Welcome to the information age.  In today’s world you can virtually find any type of information you looking for, right on the web.  Want to become really good at something but can’t afford a teacher, coach or mentor?  Don’t worry you can still pursue your dreams without money and with very limited resources.  What if I told you that teachers, mentors and coaches are now free to everyone and they will even travel to your home! Sound too good to be true?

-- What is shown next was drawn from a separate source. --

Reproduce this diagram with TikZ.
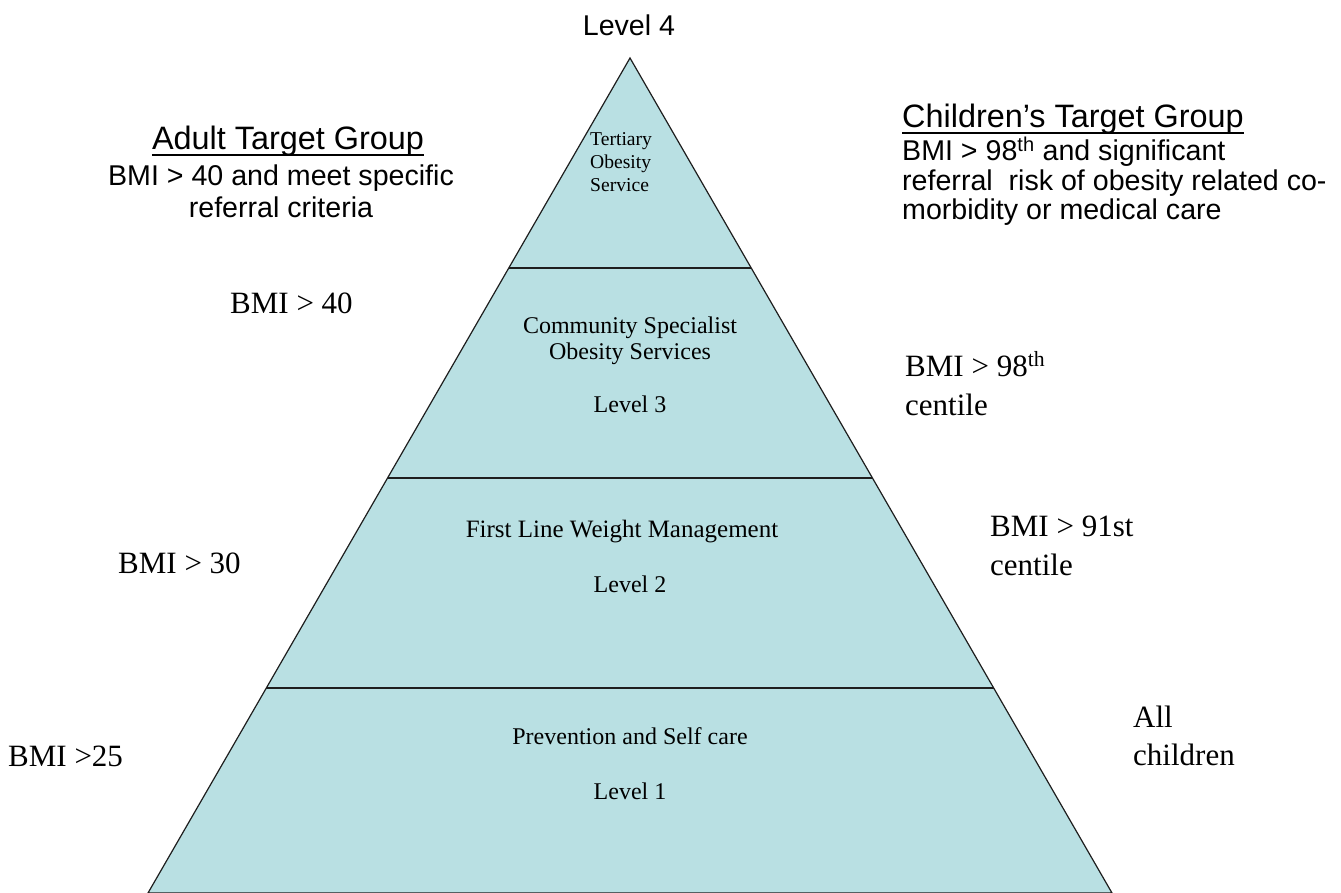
\documentclass[tikz,border=0pt]{standalone}
\usepackage{fontspec}
\setmainfont{Liberation Serif}
\newfontfamily\arialf{Liberation Sans}
\usetikzlibrary{calc}
\definecolor{pyrfill}{RGB}{185,224,227}
\definecolor{edgecol}{RGB}{30,30,30}
\begin{document}
\begin{tikzpicture}[x=1pt,y=-1pt,
  sanstxt/.style={font=\arialf\fontsize{28.6}{33}\selectfont, inner sep=0, anchor=base},
  headtxt/.style={font=\arialf\fontsize{32.4}{37}\selectfont, inner sep=0, anchor=base},
  sidetxt/.style={font=\fontsize{31}{36}\selectfont, inner sep=0, anchor=base west},
  intxt/.style={font=\fontsize{24}{28}\selectfont, inner sep=0, anchor=base},
  smalltxt/.style={font=\fontsize{19.6}{23}\selectfont, inner sep=0, anchor=base west},
  tier/.style={line width=2pt, draw=edgecol},
  uline/.style={line width=1.8pt}]
\useasboundingbox (0,0) rectangle (1341,893);
\clip (0,0) rectangle (1341,893);
\fill[white] (0,0) rectangle (1341,893);
% pyramid
\coordinate (apex) at (630,58);
\coordinate (bl) at (148,893);
\coordinate (br) at (1112,893);
\filldraw[fill=pyrfill, draw=edgecol, line width=1.2pt] (apex) -- (bl) -- (br) -- cycle;
\draw[tier] ($(apex)!0.2515!(bl)$) -- ($(apex)!0.2515!(br)$);
\draw[tier] ($(apex)!0.503!(bl)$) -- ($(apex)!0.503!(br)$);
\draw[tier] ($(apex)!0.7545!(bl)$) -- ($(apex)!0.7545!(br)$);
% top
\node[sanstxt] (lv4) at (629,36) {Level 4};
% adult group
\node[headtxt] (adt) at (288,150) {Adult Target Group};
\draw[uline] ([yshift=-5]adt.base west) -- ([yshift=-5]adt.base east);
\node[sanstxt] (ad1) at (281,186) {BMI > 40 and meet specific};
\node[sanstxt] (ad2) at (281,218) {referral criteria};
% children group
\node[headtxt, anchor=base west] (cht) at (902,128) {Children’s Target Group};
\draw[uline] ([yshift=-5]cht.base west) -- ([yshift=-5]cht.base east);
\node[sanstxt, anchor=base west] (ch1) at (902,161) {BMI > 98\textsuperscript{th} and significant};
\node[sanstxt, anchor=base west] (ch2) at (902,191) {referral\ \ risk of obesity related co-};
\node[sanstxt, anchor=base west] (ch3) at (902,220) {morbidity or medical care};
% inside pyramid
\node[smalltxt] (t1) at (590,146) {Tertiary};
\node[smalltxt] (t2) at (590,169) {Obesity};
\node[smalltxt] (t3) at (590,192) {Service};
\node[intxt] (c1) at (630,334) {Community Specialist};
\node[intxt] (c2) at (630,359) {Obesity Services};
\node[intxt] (c3) at (630,412) {Level 3};
\node[intxt, font=\fontsize{25}{29}\selectfont] (f1) at (622,537) {First Line Weight Management};
\node[intxt] (f2) at (630,592) {Level 2};
\node[intxt] (p1) at (630,744) {Prevention and Self care};
\node[intxt] (p2) at (630,799) {Level 1};
% side labels left
\node[sidetxt] (l40) at (230,313) {BMI > 40};
\node[sidetxt] (l30) at (118,573) {BMI > 30};
\node[sidetxt] (l25) at (8,766) {BMI >25};
% side labels right
\node[sidetxt] (r98a) at (905,376) {BMI > 98\textsuperscript{th}};
\node[sidetxt] (r98b) at (905,415) {centile};
\node[sidetxt] (r91a) at (990,536) {BMI > 91st};
\node[sidetxt] (r91b) at (990,575) {centile};
\node[sidetxt] (ra) at (1133,727) {All};
\node[sidetxt] (rb) at (1133,765) {children};
\end{tikzpicture}
\end{document}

Well, the great news is, it is true.  The only thing you need to do is ask the right questions and search for the best answers.  What am I talking about?  My Cognitive Soccer Instructors Diploma Course goes into detail about how to ask the “Big Questions” and why continually pursuing these questions is so important in the pursuit of learning and acquiring new skills.  Have you ever heard of the Kenyan Javelin Thrower Julius Yego?  He is a very special athlete that became a World Champion by asking the “Big Questions” while seeking out the very best answers by himself.  Below are few sentences describing Yego’s incredible accomplishments.

“I do not have a coach, my motivation comes from within. Training without a coach is not an easy thing… I watched YouTube and it really paid off for me, to see the training techniques and skills they are using.”

Yego studied an expert javelin thrower named Andreas Thorkildsen who threw in the 2004 and 2008 Olympics. Yego watched videos of Thorkildsen throwing, jotting down notes on his technique and training.

“There were no coaches to guide me. I was just alone in the field, training. My father wanted me to give up javelin. Everybody here in Kenya is a runner. I took that as a challenge to find another way to succeed. I started watching videos… I could see that training like these people could improve me.”

Yego’s example is with the Javelin but this can easily be a soccer example.  Young soccer player’s today are just a few clicks away from an incredible amount of content that they can actively learn from.  I wish I had the opportunity when I was growing up to click on youtube and watch the best soccer players in the world.  I would have to wait for Sunday to come around to watch “Soccer Made in Germany” on PBS, and that’s only if I was allowed to skip church that Sunday!  However, today is a different time, this is the “information age” and the people that excel will be the people who work hard, ask the “Big Questions” and find the answers!  Take charge of your learning, progress and development, today more than any other period in time the information is out there now it is up to you to learn and grow!